Thursday, July 13, 2006

Global warming and the end of human freedom

Sure, there's no seemingly obvious reason for alarm or desperatism today -- but it's not implausible to suggest that quai-totalitarian frameworks will arise as a result of the calamitous effects of global warming. Once the environment truly goes to hell and it becomes overtly obvious that a catastrophe is actually happening, our respective governments will find ways to a) control its fearful populace, and b) compell its citizens to live and work a certain way. It would be George Orwell on hydraulic despotism.

5 comments:

W.M. Bear said...

Dvorsky is an interesting discovery -- sort of Noam Chomsky on acid? I hadn't read enough transhumanist stuff -- which honestly mostly bores the crap out of me, since it strikes me as being even less reality-oriented than other socialist/anarchist animadversions -- to really get into him previously but he looks like he might be worth picking a good fight with.

Righteousdude said...

A lot of people believe that global warming does not exist simply because the planet gradually gets warmer and cooler with time, but the fact lies within the word "gradually." Gradually, not quickly. The rising and falling of earthly temperatures takes millions of years. An advancement in temperature of one degree celsius, in the past, took a thousand years. Since the 1950s, the temperature has risen several degrees. That's only fifty years, if my mathmatical skills are functioning properly.

Mac said...

Righteousdude,

Global warming naysayers are, typically, fuckwits. Usually with a political sentiment at stake.

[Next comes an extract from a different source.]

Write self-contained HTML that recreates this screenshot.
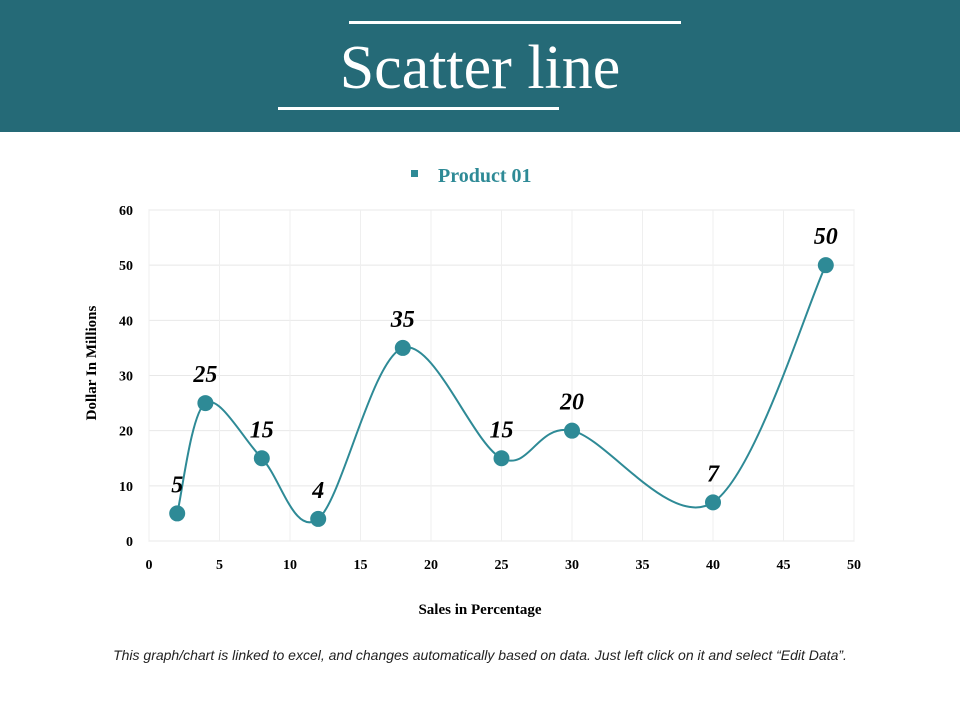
<!DOCTYPE html>
<html><head><meta charset="utf-8"><style>
body{margin:0;width:960px;height:720px;background:#fff;overflow:hidden;font-family:"Liberation Serif",serif}
#hdr{position:absolute;left:0;top:0;width:960px;height:132px;background:#256a77}
#title{position:absolute;left:0;top:28px;width:960px;text-align:center;color:#fff;font-size:62px;line-height:80px}
.ln{position:absolute;height:3px;background:#fff}
#note{position:absolute;left:0;top:647px;width:960px;text-align:center;font-family:"Liberation Sans",sans-serif;font-style:italic;font-size:14px;color:#222}
svg{position:absolute;left:0;top:0}
</style></head><body>
<div id="hdr"></div>
<div class="ln" style="left:349px;top:21px;width:332px"></div>
<div class="ln" style="left:278px;top:107px;width:281px"></div>
<div id="title">Scatter line</div>
<svg id="chart" width="960" height="720"></svg>
<div id="note">This graph/chart is linked to excel, and changes automatically based on data. Just left click on it and select “Edit Data”.</div>
<script>
const xValues=[2,4,8,12,18,25,30,40,48];
const yValues=[5,25,15,4,35,15,20,7,50];
const xTicks=[0,5,10,15,20,25,30,35,40,45,50];
const yTicks=[0,10,20,30,40,50,60];
const seriesName="Product 01";
const NS="http://www.w3.org/2000/svg";
const svg=document.getElementById('chart');
const X0=149,X1=854,Y0=541,Y1=210;
const sx=v=>X0+(v-0)/(50-0)*(X1-X0);
const sy=v=>Y0-(v-0)/(60-0)*(Y0-Y1);
function mk(t,a,txt){const e=document.createElementNS(NS,t);for(const k in a)e.setAttribute(k,a[k]);if(txt!==undefined)e.textContent=txt;svg.appendChild(e);return e;}
let e;
e=mk('rect',{x:X0,y:Y1,width:X1-X0,height:Y0-Y1,fill:'none',stroke:'#e3e3e3'});


yTicks.forEach(t=>{
 e=mk('line',{x1:X0,x2:X1,y1:sy(t),y2:sy(t),stroke:'#e8e8e8'});
 
 
 e=mk('text',{x:X0-16,y:sy(t)+5,'text-anchor':'end','font-size':14,'font-weight':'bold',fill:'#000'},t);
 
 
});
xTicks.forEach(t=>{
 e=mk('line',{x1:sx(t),x2:sx(t),y1:Y1,y2:Y0,stroke:'#efefef'});
 
 
 e=mk('text',{x:sx(t),y:Y0+28,'text-anchor':'middle','font-size':14,'font-weight':'bold',fill:'#000'},t);
 
 
});
e=mk('text',{x:480,y:614,'text-anchor':'middle','font-size':15,'font-weight':'bold'},'Sales in Percentage');


e=mk('text',{x:96,y:363,'text-anchor':'middle','font-size':15,'font-weight':'bold',transform:'rotate(-90 96 363)'},'Dollar In Millions');


e=mk('rect',{x:411,y:170,width:7,height:7,fill:'#2e8a96'});


e=mk('text',{x:438,y:182,'font-size':20,'font-weight':'bold',fill:'#2e8a96'},seriesName);


const P=xValues.map((v,i)=>[sx(v),sy(yValues[i])]);
let d='M'+P[0][0]+','+P[0][1];
for(let i=0;i<P.length-1;i++){
 const p0=P[i-1]||P[i],p1=P[i],p2=P[i+1],p3=P[i+2]||P[i+1],k=1/6;
 d+=` C${p1[0]+(p2[0]-p0[0])*k},${p1[1]+(p2[1]-p0[1])*k} ${p2[0]-(p3[0]-p1[0])*k},${p2[1]-(p3[1]-p1[1])*k} ${p2[0]},${p2[1]}`;
}
e=mk('path',{d:d,fill:'none',stroke:'#2e8a96','stroke-width':2});


P.forEach((p,i)=>{
 e=mk('circle',{cx:p[0],cy:p[1],r:8,fill:'#2e8a96'});
 
 
 e=mk('text',{x:p[0],y:p[1]-21,'text-anchor':'middle','font-size':24,'font-weight':'bold','font-style':'italic'},yValues[i]);
 
 
});
</script>
</body></html>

It's happening and we're causing (or massively exacerbating) it.

It's scary as hell, but it's true.

Mac said...

WMB--

I kindda like Sentient Developments. Although Dvorsky's thoughts on ETI are so ideologically entrenched as to be laughable (e.g., SETI good, UFOs bad).

W.M. Bear said...

Mac -- Actually, I think he's probably right about adverse clmate change leading to an increasingly dictatorial political climate (so to speak). Hell, we're already seeing the beginnings of a fascist police state in this country and we haven't even gotten warmed up yet (pun intended ;-). But heavy academic ideologues (and Dvorsky strikes me as one) are a turn-off for me in general, by and large because they always seem to have some ax or other to grind that gets in the way of thinking clearly -- which is to say, factually/logically/imaginatively/creatively -- about a subject (for example, UFOs/ETI).